_What you should do:_ Copy out all the lines in the records that include the word "this".

------------------------------------------------------------

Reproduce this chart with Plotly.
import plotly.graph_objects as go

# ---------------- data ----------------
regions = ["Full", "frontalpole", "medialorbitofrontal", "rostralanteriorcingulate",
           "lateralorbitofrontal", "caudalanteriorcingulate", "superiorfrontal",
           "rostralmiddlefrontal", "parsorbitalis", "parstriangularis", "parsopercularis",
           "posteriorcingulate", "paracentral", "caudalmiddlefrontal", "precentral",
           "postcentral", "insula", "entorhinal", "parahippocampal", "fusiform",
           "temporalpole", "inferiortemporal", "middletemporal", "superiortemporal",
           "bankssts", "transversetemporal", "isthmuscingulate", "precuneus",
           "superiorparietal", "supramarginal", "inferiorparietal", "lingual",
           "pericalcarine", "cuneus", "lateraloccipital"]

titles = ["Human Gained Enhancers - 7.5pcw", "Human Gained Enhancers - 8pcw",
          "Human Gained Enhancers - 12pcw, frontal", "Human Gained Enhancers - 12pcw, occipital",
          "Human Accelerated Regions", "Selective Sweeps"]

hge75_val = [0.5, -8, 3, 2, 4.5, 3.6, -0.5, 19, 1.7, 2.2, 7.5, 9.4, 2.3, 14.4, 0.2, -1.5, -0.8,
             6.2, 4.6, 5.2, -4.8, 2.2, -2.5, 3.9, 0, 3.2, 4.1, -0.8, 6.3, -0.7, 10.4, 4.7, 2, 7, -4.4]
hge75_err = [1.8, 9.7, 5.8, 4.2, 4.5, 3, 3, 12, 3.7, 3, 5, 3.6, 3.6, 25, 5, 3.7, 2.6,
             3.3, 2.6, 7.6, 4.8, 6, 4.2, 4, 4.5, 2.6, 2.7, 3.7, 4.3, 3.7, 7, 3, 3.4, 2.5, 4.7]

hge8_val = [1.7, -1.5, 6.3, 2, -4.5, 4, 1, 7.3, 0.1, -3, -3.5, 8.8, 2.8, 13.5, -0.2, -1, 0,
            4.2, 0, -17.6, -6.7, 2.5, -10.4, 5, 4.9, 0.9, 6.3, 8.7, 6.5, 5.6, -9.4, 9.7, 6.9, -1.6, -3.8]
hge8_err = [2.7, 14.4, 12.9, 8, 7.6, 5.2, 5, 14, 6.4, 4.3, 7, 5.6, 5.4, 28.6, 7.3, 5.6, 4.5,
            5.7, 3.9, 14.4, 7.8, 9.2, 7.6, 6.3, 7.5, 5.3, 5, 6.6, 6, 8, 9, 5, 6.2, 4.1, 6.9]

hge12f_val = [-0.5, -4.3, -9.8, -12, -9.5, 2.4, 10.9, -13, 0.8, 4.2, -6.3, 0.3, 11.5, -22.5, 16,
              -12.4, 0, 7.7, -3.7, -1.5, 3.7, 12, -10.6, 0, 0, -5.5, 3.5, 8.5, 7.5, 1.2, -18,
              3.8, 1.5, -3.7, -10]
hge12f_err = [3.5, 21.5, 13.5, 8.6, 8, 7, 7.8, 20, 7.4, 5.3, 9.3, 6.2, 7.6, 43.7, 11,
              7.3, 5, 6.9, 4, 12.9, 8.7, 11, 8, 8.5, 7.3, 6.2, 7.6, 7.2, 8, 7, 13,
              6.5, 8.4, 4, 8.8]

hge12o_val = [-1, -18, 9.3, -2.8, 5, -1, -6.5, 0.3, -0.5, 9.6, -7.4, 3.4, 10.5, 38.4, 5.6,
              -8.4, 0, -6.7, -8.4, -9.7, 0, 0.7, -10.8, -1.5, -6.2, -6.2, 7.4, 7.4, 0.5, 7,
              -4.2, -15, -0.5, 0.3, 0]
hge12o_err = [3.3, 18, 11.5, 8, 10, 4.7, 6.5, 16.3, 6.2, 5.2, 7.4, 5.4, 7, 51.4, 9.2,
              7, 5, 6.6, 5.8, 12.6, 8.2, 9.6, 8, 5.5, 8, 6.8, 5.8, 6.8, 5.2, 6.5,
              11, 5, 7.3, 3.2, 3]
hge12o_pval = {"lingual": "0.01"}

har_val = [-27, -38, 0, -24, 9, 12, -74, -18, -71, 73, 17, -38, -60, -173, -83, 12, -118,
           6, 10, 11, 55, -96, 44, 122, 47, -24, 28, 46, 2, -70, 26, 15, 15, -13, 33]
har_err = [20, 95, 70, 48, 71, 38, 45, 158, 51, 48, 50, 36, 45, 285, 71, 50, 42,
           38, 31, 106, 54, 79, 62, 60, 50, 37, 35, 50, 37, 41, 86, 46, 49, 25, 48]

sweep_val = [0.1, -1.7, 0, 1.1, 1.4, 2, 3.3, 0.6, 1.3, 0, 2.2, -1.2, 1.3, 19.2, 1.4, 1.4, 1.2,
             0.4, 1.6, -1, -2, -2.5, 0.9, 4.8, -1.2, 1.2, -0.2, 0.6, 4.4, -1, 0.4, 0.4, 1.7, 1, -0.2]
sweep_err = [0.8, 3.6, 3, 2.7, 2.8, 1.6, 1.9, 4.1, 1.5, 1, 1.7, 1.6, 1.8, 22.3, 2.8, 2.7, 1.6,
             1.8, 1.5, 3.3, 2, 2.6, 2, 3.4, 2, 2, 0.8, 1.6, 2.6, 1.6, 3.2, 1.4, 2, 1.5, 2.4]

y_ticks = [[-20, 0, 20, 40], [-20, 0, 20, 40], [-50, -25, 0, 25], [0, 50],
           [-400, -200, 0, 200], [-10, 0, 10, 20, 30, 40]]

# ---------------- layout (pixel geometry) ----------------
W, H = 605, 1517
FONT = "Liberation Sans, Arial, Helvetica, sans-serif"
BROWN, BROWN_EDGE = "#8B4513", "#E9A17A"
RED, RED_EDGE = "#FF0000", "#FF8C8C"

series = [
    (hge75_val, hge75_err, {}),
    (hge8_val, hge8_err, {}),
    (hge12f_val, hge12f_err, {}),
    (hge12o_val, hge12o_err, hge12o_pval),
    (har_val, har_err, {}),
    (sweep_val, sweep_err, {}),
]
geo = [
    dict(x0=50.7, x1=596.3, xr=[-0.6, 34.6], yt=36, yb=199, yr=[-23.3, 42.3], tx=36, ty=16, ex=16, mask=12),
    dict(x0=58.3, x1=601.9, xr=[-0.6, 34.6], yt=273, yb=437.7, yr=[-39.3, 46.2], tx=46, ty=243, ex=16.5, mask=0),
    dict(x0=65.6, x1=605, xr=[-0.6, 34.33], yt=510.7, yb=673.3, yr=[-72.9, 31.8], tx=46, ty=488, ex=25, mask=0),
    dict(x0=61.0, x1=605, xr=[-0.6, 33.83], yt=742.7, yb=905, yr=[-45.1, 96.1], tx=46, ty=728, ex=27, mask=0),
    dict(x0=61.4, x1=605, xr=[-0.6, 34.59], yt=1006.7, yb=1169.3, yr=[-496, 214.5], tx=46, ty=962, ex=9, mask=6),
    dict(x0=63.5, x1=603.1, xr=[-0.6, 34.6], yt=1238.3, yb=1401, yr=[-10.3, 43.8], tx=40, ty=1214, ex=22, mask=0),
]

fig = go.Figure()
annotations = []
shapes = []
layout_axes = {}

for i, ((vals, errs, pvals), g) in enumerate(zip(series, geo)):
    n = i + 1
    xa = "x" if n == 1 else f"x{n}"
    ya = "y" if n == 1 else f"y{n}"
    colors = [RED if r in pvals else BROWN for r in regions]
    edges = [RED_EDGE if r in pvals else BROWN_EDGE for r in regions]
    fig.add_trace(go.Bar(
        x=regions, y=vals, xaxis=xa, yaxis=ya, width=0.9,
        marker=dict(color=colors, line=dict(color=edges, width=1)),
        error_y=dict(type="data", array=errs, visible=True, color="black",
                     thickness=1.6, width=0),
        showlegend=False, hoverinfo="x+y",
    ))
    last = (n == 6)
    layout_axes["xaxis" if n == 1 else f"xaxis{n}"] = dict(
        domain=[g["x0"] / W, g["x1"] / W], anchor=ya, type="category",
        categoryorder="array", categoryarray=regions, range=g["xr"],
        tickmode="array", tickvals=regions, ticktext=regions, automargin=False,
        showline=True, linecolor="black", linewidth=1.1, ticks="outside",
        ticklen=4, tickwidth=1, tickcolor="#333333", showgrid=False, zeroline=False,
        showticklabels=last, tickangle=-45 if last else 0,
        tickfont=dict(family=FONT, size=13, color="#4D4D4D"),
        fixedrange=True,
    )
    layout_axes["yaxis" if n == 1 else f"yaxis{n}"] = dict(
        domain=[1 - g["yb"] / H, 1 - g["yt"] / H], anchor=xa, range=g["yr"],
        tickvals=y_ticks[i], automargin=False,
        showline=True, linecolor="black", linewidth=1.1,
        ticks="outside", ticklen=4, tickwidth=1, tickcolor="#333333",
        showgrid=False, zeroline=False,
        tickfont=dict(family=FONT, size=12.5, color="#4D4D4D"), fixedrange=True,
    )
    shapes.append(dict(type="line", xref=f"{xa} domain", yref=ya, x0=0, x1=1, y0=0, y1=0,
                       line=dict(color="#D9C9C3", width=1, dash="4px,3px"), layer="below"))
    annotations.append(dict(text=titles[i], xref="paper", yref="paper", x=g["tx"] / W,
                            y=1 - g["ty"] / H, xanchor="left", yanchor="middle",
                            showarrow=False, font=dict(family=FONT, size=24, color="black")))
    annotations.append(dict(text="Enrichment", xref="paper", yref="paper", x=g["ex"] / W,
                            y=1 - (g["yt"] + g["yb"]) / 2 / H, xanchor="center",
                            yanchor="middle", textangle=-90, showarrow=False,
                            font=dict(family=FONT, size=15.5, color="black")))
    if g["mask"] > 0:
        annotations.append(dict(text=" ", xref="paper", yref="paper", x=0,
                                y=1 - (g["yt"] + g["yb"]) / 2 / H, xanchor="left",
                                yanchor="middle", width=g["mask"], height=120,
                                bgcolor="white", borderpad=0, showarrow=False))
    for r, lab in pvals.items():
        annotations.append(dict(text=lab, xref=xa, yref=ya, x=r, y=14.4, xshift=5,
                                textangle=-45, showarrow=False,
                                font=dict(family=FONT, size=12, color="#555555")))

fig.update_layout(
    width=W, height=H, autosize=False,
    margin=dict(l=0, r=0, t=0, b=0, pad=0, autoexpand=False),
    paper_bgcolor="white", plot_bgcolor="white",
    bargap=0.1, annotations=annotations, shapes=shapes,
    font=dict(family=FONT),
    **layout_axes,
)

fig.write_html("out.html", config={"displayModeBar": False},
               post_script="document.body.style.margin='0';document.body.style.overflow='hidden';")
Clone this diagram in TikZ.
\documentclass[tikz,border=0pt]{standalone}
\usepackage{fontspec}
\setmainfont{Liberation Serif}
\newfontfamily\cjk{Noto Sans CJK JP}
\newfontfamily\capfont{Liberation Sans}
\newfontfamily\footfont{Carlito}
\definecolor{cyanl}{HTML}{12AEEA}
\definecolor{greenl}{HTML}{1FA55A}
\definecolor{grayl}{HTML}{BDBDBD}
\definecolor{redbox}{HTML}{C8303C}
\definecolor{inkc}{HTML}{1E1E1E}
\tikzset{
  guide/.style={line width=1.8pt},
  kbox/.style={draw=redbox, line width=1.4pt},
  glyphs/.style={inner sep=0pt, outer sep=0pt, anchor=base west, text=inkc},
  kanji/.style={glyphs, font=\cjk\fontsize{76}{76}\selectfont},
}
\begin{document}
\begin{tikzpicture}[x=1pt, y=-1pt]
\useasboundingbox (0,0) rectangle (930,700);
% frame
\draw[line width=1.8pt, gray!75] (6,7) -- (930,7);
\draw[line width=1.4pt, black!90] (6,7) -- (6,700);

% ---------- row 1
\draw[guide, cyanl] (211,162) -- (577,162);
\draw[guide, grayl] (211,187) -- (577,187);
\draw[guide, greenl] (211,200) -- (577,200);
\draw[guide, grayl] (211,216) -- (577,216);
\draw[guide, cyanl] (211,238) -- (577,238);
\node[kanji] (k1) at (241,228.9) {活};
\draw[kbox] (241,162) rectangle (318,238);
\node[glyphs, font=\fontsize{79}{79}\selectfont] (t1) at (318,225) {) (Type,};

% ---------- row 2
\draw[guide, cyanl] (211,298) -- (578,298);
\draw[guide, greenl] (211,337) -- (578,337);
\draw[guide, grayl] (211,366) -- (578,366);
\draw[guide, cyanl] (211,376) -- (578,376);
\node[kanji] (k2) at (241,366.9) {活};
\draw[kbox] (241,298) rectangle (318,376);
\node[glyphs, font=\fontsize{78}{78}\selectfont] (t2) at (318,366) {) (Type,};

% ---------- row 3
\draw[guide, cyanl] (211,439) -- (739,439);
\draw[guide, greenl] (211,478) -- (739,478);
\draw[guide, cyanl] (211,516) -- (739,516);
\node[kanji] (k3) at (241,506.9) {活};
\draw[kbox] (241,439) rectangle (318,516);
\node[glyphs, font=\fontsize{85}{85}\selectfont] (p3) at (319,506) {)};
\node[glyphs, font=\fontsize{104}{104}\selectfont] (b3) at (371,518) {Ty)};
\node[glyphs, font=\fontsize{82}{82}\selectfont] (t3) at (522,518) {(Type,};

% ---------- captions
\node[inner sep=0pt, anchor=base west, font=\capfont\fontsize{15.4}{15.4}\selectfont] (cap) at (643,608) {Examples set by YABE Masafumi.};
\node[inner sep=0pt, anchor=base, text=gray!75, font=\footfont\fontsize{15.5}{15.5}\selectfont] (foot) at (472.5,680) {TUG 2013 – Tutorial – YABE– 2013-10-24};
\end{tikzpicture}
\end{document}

------------------------------------------------------------

_Problem solution:_
Reproduce this chart with Plotly.
Clone this diagram in TikZ.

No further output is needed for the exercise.